Loin de moi toute idée de wokisme (wokelouriezh). Surtout.
J'ai repris ici les mots de Christian Obeltz, qui m'ont fait rire d'ailleurs. À titre perso, je préfère «avant Jésus-Christ» (même si cela est historiquement faux comme vous le dites) car on voit de quoi on parle, à «avant notre ère», car qui a décidé du «notre», car on est loin de l'ère celte.

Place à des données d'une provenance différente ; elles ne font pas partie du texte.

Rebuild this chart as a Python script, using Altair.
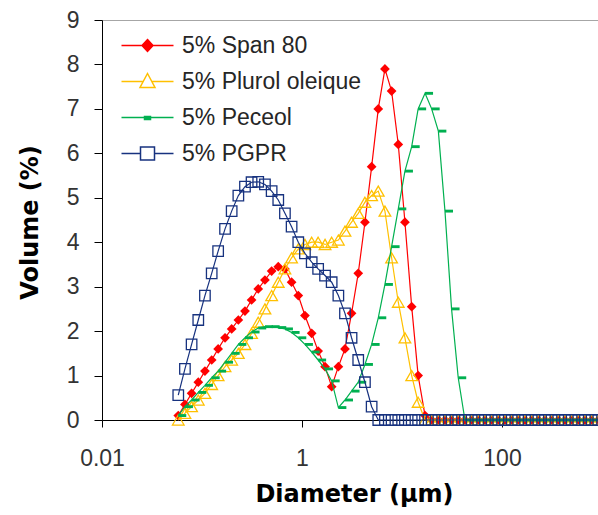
import altair as alt
import pandas as pd

# Diameter classes (µm), log-spaced instrument size classes
diameters = [0.0579, 0.0675, 0.0787, 0.0918, 0.107, 0.125, 0.145, 0.170, 0.198, 0.231,
             0.269, 0.313, 0.365, 0.426, 0.497, 0.579, 0.675, 0.787, 0.918, 1.07,
             1.25, 1.45, 1.70, 1.98, 2.31, 2.69, 3.13, 3.65, 4.26, 4.97,
             5.79, 6.75, 7.87, 9.18, 10.7, 12.5, 14.5, 17.0, 19.8, 23.1,
             26.9, 31.3, 36.5, 42.6, 49.7, 57.9, 67.5, 78.7, 91.8, 107,
             125, 145, 170, 198, 231, 269, 313, 365, 426, 497,
             579, 675, 787, 918]

span80 = [0.1, 0.35, 0.6, 0.85, 1.1, 1.35, 1.6, 1.85, 2.05, 2.25,
          2.45, 2.7, 2.95, 3.15, 3.35, 3.45, 3.4, 3.1, 2.8, 2.35,
          1.95, 1.55, 1.2, 0.75, 1.2, 1.6, 2.4, 3.3, 4.45, 5.7,
          7.0, 7.9, 7.4, 6.2, 4.45, 2.55, 1.0, 0.1, 0, 0,
          0, 0, 0, 0, 0, 0, 0, 0, 0, 0,
          0, 0, 0, 0, 0, 0, 0, 0, 0, 0,
          0, 0, 0, 0]

plurol = [0.0, 0.15, 0.3, 0.45, 0.6, 0.8, 1.0, 1.2, 1.35, 1.5,
          1.7, 1.95, 2.2, 2.5, 2.8, 3.1, 3.4, 3.65, 3.85, 3.95,
          4.0, 4.0, 3.95, 4.0, 4.05, 4.25, 4.45, 4.65, 4.9, 5.05,
          5.15, 4.7, 3.65, 2.65, 1.85, 1.0, 0.4, 0, 0, 0,
          0, 0, 0, 0, 0, 0, 0, 0, 0, 0,
          0, 0, 0, 0, 0, 0, 0, 0, 0, 0,
          0, 0, 0, 0]

peceol = [0.1, 0.3, 0.45, 0.62, 0.78, 0.95, 1.1, 1.3, 1.5, 1.7,
          1.85, 1.98, 2.07, 2.1, 2.1, 2.08, 2.05, 1.97, 1.85, 1.7,
          1.53, 1.35, 1.15, 0.88, 0.28, 0.45, 0.65, 0.85, 1.25, 1.7,
          2.3, 3.05, 3.9, 4.75, 5.6, 6.15, 7.0, 7.35, 7.0, 6.5,
          4.7, 2.5, 0.95, 0, 0, 0, 0, 0, 0, 0,
          0, 0, 0, 0, 0, 0, 0, 0, 0, 0,
          0, 0, 0, 0]

pgpr = [0.56, 1.15, 1.7, 2.25, 2.8, 3.3, 3.8, 4.3, 4.7, 5.05,
        5.25, 5.35, 5.36, 5.3, 5.15, 4.95, 4.65, 4.35, 4.0, 3.75,
        3.55, 3.4, 3.25, 3.1, 2.8, 2.4, 1.85, 1.35, 0.85, 0.3,
        0, 0, 0, 0, 0, 0, 0, 0, 0, 0,
        0, 0, 0, 0, 0, 0, 0, 0, 0, 0,
        0, 0, 0, 0, 0, 0, 0, 0, 0, 0,
        0, 0, 0, 0]

names = ["5% Span 80", "5% Plurol oleique", "5% Peceol", "5% PGPR"]
colors = ["#FF0000", "#FFC000", "#00B050", "#17327F"]
series_vals = [span80, plurol, peceol, pgpr]

rows = []
for nm, vals in zip(names, series_vals):
    for d, v in zip(diameters, vals):
        rows.append({"series": nm, "d": d, "v": v})
df = pd.DataFrame(rows)

x_enc = alt.X("d:Q", scale=alt.Scale(type="log", domain=[0.01, 912]),
              axis=alt.Axis(values=[0.01, 1, 100], format="~g", title="Diameter (µm)",
                            labelFontSize=23, labelFont="Liberation Sans", labelColor="#333333",
                            labelBaseline="alphabetic", labelPadding=38, labelFlush=False,
                            tickSize=7, tickColor="#000000", domainColor="#000000",
                            titleFont="DejaVu Sans", titleFontSize=24, titleFontWeight="bold",
                            titleColor="#000000", titleBaseline="alphabetic", titleY=81, titleX=252,
                            grid=False))
y_enc = alt.Y("v:Q", scale=alt.Scale(domain=[0, 9], nice=False),
              axis=alt.Axis(values=list(range(10)), format="d", title="Volume  (%)",
                            labelFontSize=23, labelFont="Liberation Sans", labelColor="#333333",
                            labelPadding=15, tickSize=8, tickColor="#000000", domainColor="#000000",
                            titleFont="DejaVu Sans", titleFontSize=24, titleFontWeight="bold",
                            titleColor="#000000", titleAngle=270, titleBaseline="middle",
                            titleAlign="center", titleX=-72, titleY=202,
                            grid=True,
                            gridColor={"condition": {"test": "datum.value === 9", "value": "#a6a6a6"},
                                       "value": "transparent"}))

dash_path = "M0,-0.36L2,-0.36L2,0.36L0,0.36Z"
marker_specs = [
    dict(shape="diamond", filled=True, size=95, strokeWidth=1),
    dict(shape="triangle-up", filled=False, size=135, strokeWidth=1.3),
    dict(shape=dash_path, filled=True, size=64, strokeWidth=0),
    dict(shape="square", filled=False, size=110, strokeWidth=1.3),
]

layers = []
for nm, col, ms in zip(names, colors, marker_specs):
    base = alt.Chart(df).transform_filter(alt.datum.series == nm)
    layers.append(base.mark_line(color=col, strokeWidth=1.2).encode(x=x_enc, y=y_enc))
    layers.append(base.mark_point(color=col, opacity=1, **ms).encode(x=x_enc, y=y_enc))

legend_shapes = [
    "M-2.6,0L2.6,0M0,-0.6L0.55,0L0,0.6L-0.55,0Z",
    "M-2.6,0L-0.45,0M0.45,0L2.6,0M0,-0.8L0.75,0.6L-0.75,0.6Z",
    "M-2.6,0L2.6,0M-0.3,-0.1L0.3,-0.1L0.3,0.2L-0.3,0.2Z",
    "M-2.6,0L-0.7,0M0.7,0L2.6,0M-0.7,-0.65L0.7,-0.65L0.7,0.65L-0.7,0.65Z",
]
legend_fills = ["#FF0000", "#FFFFFF", "#00B050", "#FFFFFF"]

leg = alt.Legend(title=None, orient="none", legendX=34, legendY=14, symbolSize=400,
                 symbolStrokeWidth=1.5, labelFontSize=23, labelFont="Liberation Sans",
                 labelColor="#262626", labelLimit=400, rowPadding=12, labelOffset=23,
                 padding=0)
legend_layer = alt.Chart(df).transform_filter(alt.datum.v < -1).mark_point(filled=True, opacity=1).encode(
    x=x_enc, y=y_enc,
    stroke=alt.Stroke("series:N", scale=alt.Scale(domain=names, range=colors), legend=leg),
    fill=alt.Fill("series:N", scale=alt.Scale(domain=names, range=legend_fills), legend=leg),
    shape=alt.Shape("series:N", scale=alt.Scale(domain=names, range=legend_shapes), legend=leg),
)
layers.append(legend_layer)

chart = alt.layer(*layers).properties(
    width=496, height=400,
    autosize=alt.AutoSizeParams(type="none"),
    padding={"left": 102, "top": 20, "right": 0, "bottom": 95},
).configure_view(stroke=None).configure(background="white")

chart.save("out.html", embed_options={"renderer": "svg", "actions": False})
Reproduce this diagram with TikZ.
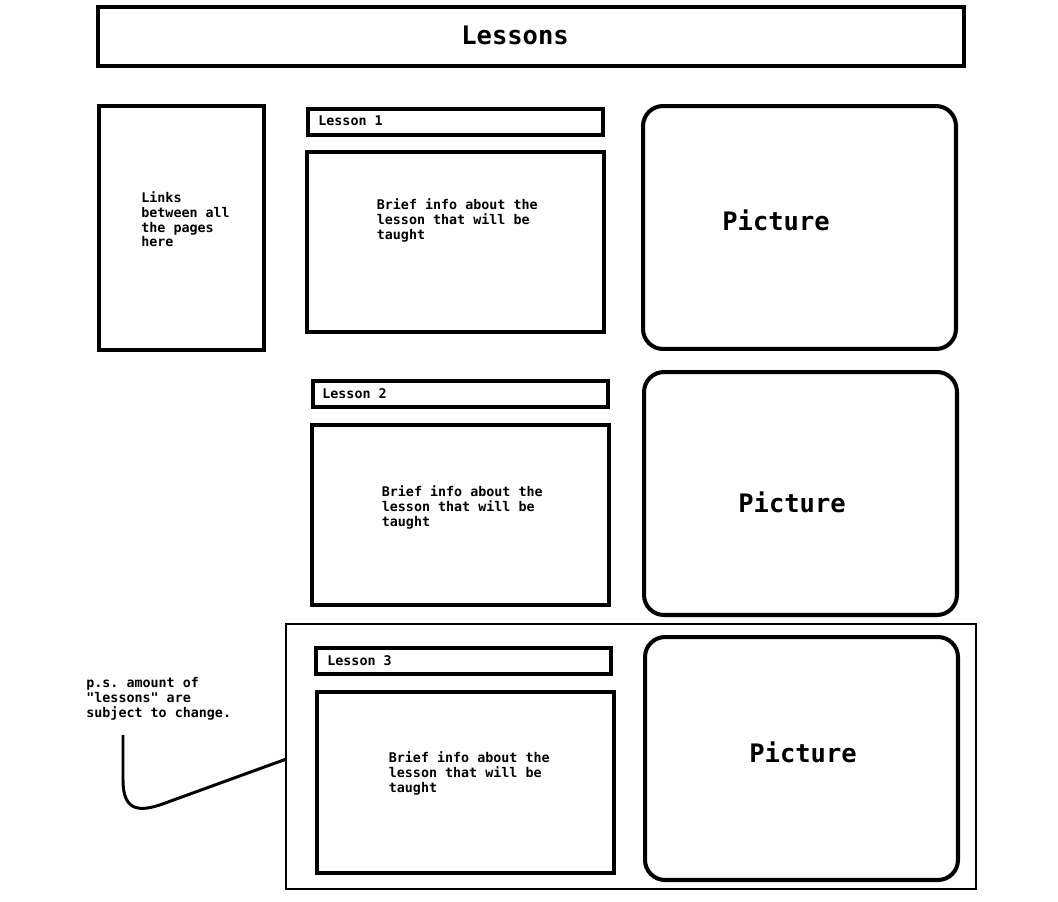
\documentclass[tikz,border=0pt]{standalone}
\usepackage{fontspec}
\setmonofont{DejaVu Sans Mono}
\usetikzlibrary{positioning}

\begin{document}
\begin{tikzpicture}[
      x=0.02cm, y=-0.02cm,
      box/.style={draw=black, line width=2.3pt, inner sep=0pt},
      headbox/.style={box, minimum width=5.9cm, minimum height=0.52cm},
      infobox/.style={box, minimum width=5.94cm, minimum height=3.6cm},
      picbox/.style={box, rounded corners=0.4cm, minimum width=6.26cm, minimum height=4.86cm},
      smalltxt/.style={inner sep=0pt, anchor=base west, align=left,
        font=\ttfamily\bfseries\fontsize{7.6pt}{8.5pt}\selectfont},
      bigtxt/.style={inner sep=0pt, anchor=base west,
        font=\ttfamily\bfseries\fontsize{14.5pt}{16pt}\selectfont}
    ]
      \useasboundingbox (0,0) rectangle (1058,902);

      % Title bar
      \node[box, minimum width=17.32cm, minimum height=1.18cm] (title) at (531,36.5) {};
      \node[bigtxt] (titletxt) at (461,45) {Lessons};

      % Links column
      \node[box, minimum width=3.3cm, minimum height=4.88cm] (links) at (181.5,228) {};
      \node[smalltxt] (linkstxt) at (141,247) {Links\\between all\\the pages\\here};

      % Lesson 1
      \node[headbox] (head1) at (455.5,122) {};
      \node[smalltxt] (head1txt) at (318,126) {Lesson 1};
      \node[infobox] (info1) at (455.5,242) {};
      \node[smalltxt] (info1txt) at (376.5,239) {Brief info about the\\lesson that will be\\taught};
      \node[picbox] (pic1) at (799.5,227.5) {};
      \node[bigtxt] (pic1txt) at (722,231) {Picture};

      % Lesson 2
      \node[headbox] (head2) at (460.5,394) {};
      \node[smalltxt] (head2txt) at (322,398) {Lesson 2};
      \node[infobox] (info2) at (460.5,515) {};
      \node[smalltxt] (info2txt) at (381.5,526) {Brief info about the\\lesson that will be\\taught};
      \node[picbox] (pic2) at (800.5,493.5) {};
      \node[bigtxt] (pic2txt) at (738,512) {Picture};

      % Lesson 3, inside its frame
      \node[draw=black, line width=1.15pt, inner sep=0pt, minimum width=13.8cm, minimum height=5.3cm] (frame3) at (631,756.5) {};
      \node[headbox] (head3) at (463.5,661) {};
      \node[smalltxt] (head3txt) at (327,665) {Lesson 3};
      \node[infobox, minimum height=3.62cm] (info3) at (465.5,782.5) {};
      \node[smalltxt] (info3txt) at (388.5,792) {Brief info about the\\lesson that will be\\taught};
      \node[picbox] (pic3) at (801.5,758.5) {};
      \node[bigtxt] (pic3txt) at (749,762) {Picture};

      % Note and its curve to the frame
      \node[smalltxt] (note) at (86,717) {p.s. amount of\\"lessons" are\\subject to change.};
      \coordinate (curvetop) at (123,735);
      \draw[line width=1.7pt] (curvetop) -- (123,780) .. controls (123,814) and (142,812) .. (168,802) -- ([yshift=-0.06cm]frame3.west);
    \end{tikzpicture}
\end{document}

Mais «avant aujourd'hui» est sympa.
Si un historien lit cet article dans 362 ans, il saura convertir, je l'espère, en l'année de l'ère qu'il souhaite sans logiciel.
Clôturons ici ce débat, si vous le voulez bien, on est pas dans un chat ! L'affaire des menhirs st bien plus importante, et je vais m'efforcer de la suivre.

Penn Kaled
Mardi 19 novembre 2024
Je n'ai aucune opposition de principe sur la datation avant Jésus-Christ, ou avant notre ère, seulement le problème, c'est que de part des datations la chronologie des évènement historique est faussée. Par exemple les migrations bretonnes du cinquième siècle se rapprochent de notre monde contemporain, alors qu'elles sont en réalité bien plus proche de l'invasion romaine que ce soit sur le continent ou en Grande Bretagne. Tout comme les mode de vie du haut moyen âge sont plus proches de ceux de l'antiquité que ceux de mille ans plus tard, de part des datations, les frontières du temps sont mises à l'épreuve.Pour atténuer cette situation ne faudrait t-il pas remonter au début du néolithique, par exemple aujourd'hui nous serions autour de l'an 8500 ? Par ailleurs d'autres religions pourraient revendiquer la date de naissance de leurs fondateurs, tout comme certains fous furieux de la révolution avaient établis un nouveau calendrier, les bolcheviques de 1917 auraient pu faire la même chose.

Penn Kaled
Mardi 19 novembre 2024
Je rajouterais que cette datation de l'an 1, qui en plus a sept ans d'écart avec la date de naissance du christ, provoque une rupture qui du moins dans le domaine matériel, n'a pas lieu d'être.